Clean and wrangle your data into a tidy format.
Propose a visualization that you consider relevant to address your question or to explore the data.
propose a high-quality plot or set of plots of the same kind (e.g., histograms of different variables)
explain why you consider this plot relevant to address your question or to explore the data
Note: this visualization does not have to illustrate the results of a methodology. Instead, you are exploring which variables are relevant, potential problems that you anticipate encountering, groups in the observations, etc.

Proposed visualization: 
We could create pair-plot to explore the numerical metrics that could have a direct linear relationship to the popularity of the repo. Numerical metrics include: size, forks, issues, watchers. This would clearly allow us to visually gage the visualize the distribution of the explanatory variable as well as relationships with the stars. In addition to this initial visual analysis, the pair-plot function will provide Pearson correlation coefficient between each variable (a value between -1 to 1, where a value of -1 signifies a total negative linear correlation, 0 signifies no correlation, and + 1 signifies a total positive correlation). However we can anticipate that additional visulaizations are necessary to evaluate non-numerical explanatory variables that could offer insight into the Star popularity.

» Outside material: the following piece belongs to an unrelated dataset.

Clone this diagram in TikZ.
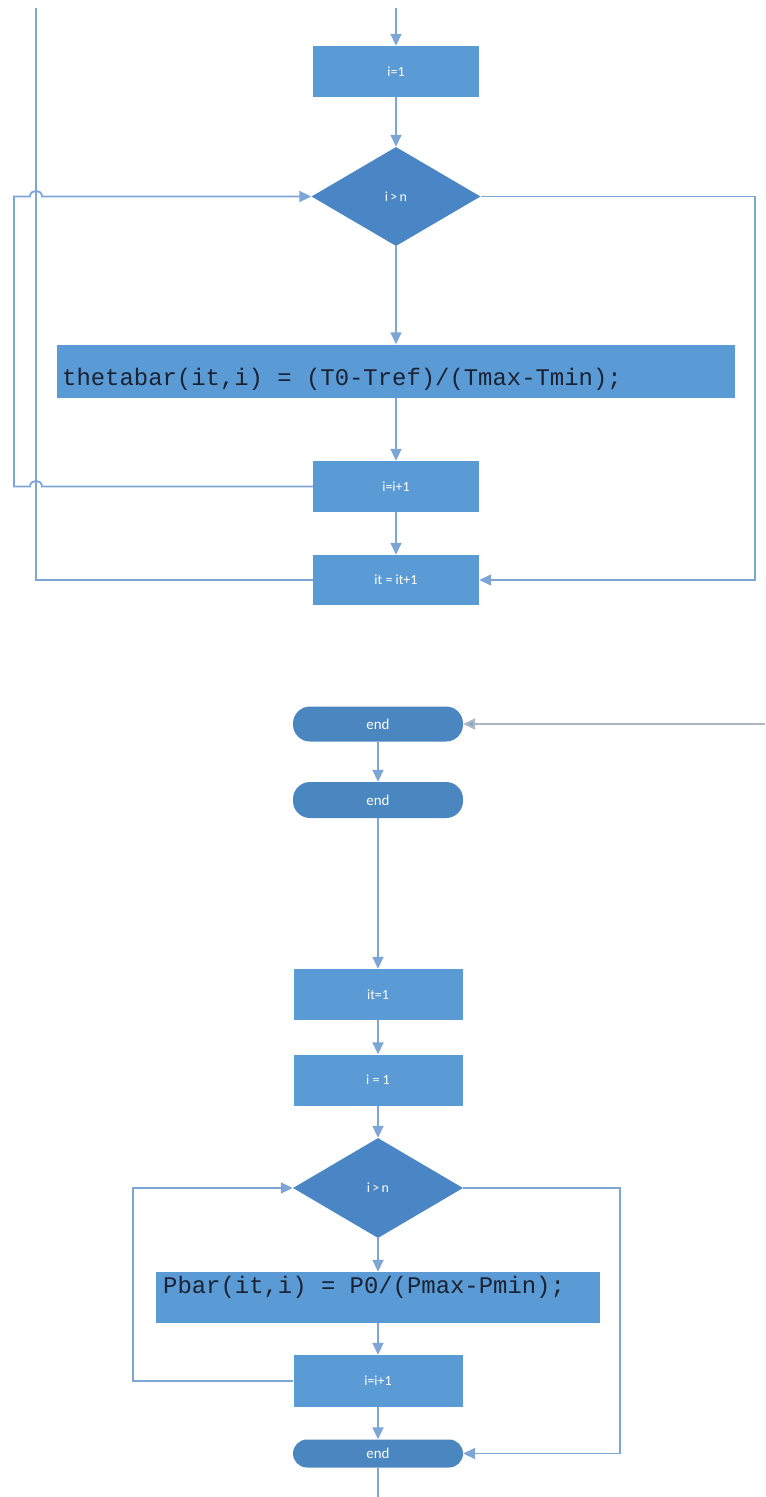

We could use a multiple linear regression model, setting stars as the dependent variable and attributes such as repository size, update frequency, age, and homepage presence as independent variables.
We could use Exploratory Data Analysis (EDA), which explores the relationship between different variables (e.g., repository size, creation data, etc.), and the number of stars using visualizations. 
We could use correlation analysis. Computing the correlation between each attribute and the number of stars allows for the identification of the most significant factors.